From the start four seasons ago, “Lost” roamed freely from the island where its characters were stranded. The series interspersed the “present-day” island story lines with scenes that captured its characters prior to their fateful flight on Oceanic Airlines flight 815.

But in the final moments last season, “Lost” added another dimension to the saga: propelling the action into the future, to offer glimpses of how certain characters readjust to the “normal” world.
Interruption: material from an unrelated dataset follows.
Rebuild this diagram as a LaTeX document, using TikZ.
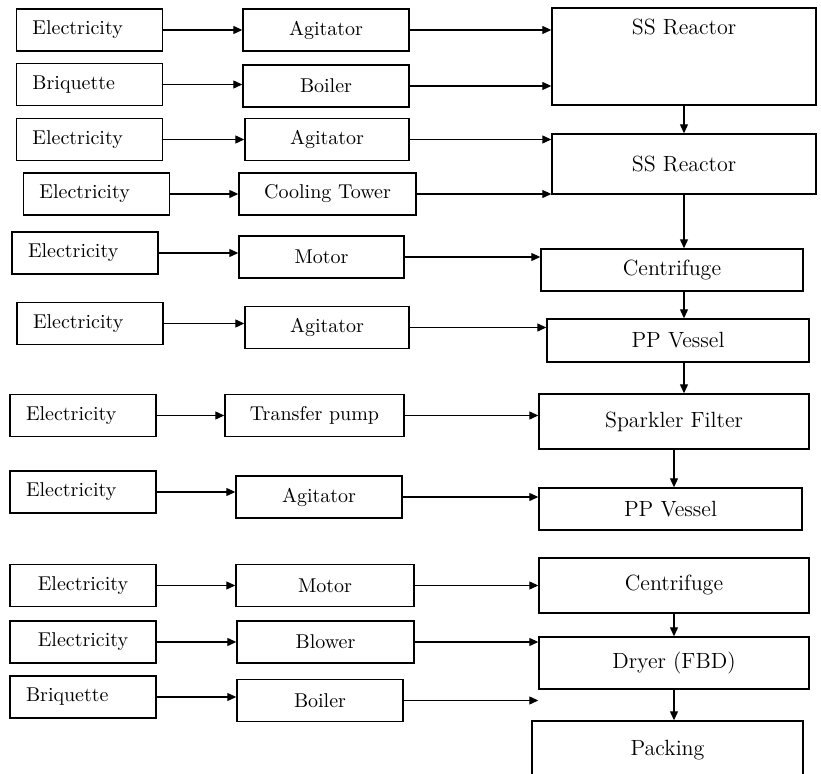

The flash-forwards have given “Lost” an intriguing new perspective on the characters who got out. But their post-rescue lives are also shedding light on what took place on the island — and serve as a reminder to the audience that, even for those characters who came home, there’s no escaping. Not yet, anyway.

The finale makes clear how, for the safety of the “Oceanic Six” as well as any comrades they left behind, everything that happened on the island must stay secret.

“We’re gonna have to lie,” says Jack.

“Lie about what?” Sayid asks.

“All of it,” Jack answers. “Every moment since we crashed on the island.”

“Jack, we can’t pull it off,” argues Kate.

But, however difficult, they apparently don’t have any choice. Dangers from the island have followed them. (Why are people stalking Hurley at his L.A. mental ward?)

Meanwhile, the island is a powder keg of unfinished business, at least for one haunted survivor. Jack remains obsessed by the notion that he was the cause of some disaster there, and that he must go back and, somehow, make things right.

This could be tough, and not just because the island might be awfully hard to find. The season’s bitterly funny punch line comes courtesy of Ben, who somehow pops up in the funeral home to deliver Jack a message.

“The island won’t let you come alone,” Ben tells him. “ALL of you have to go back.” And that includes the deceased John Locke.

Brilliantly, tantalizingly, the “Lost” finale hints at the season to come, where time travel likely will be part of the mix. Yet another element of intrigue is looming when Season 5 arrives early next year. If only time travel could make it come quicker.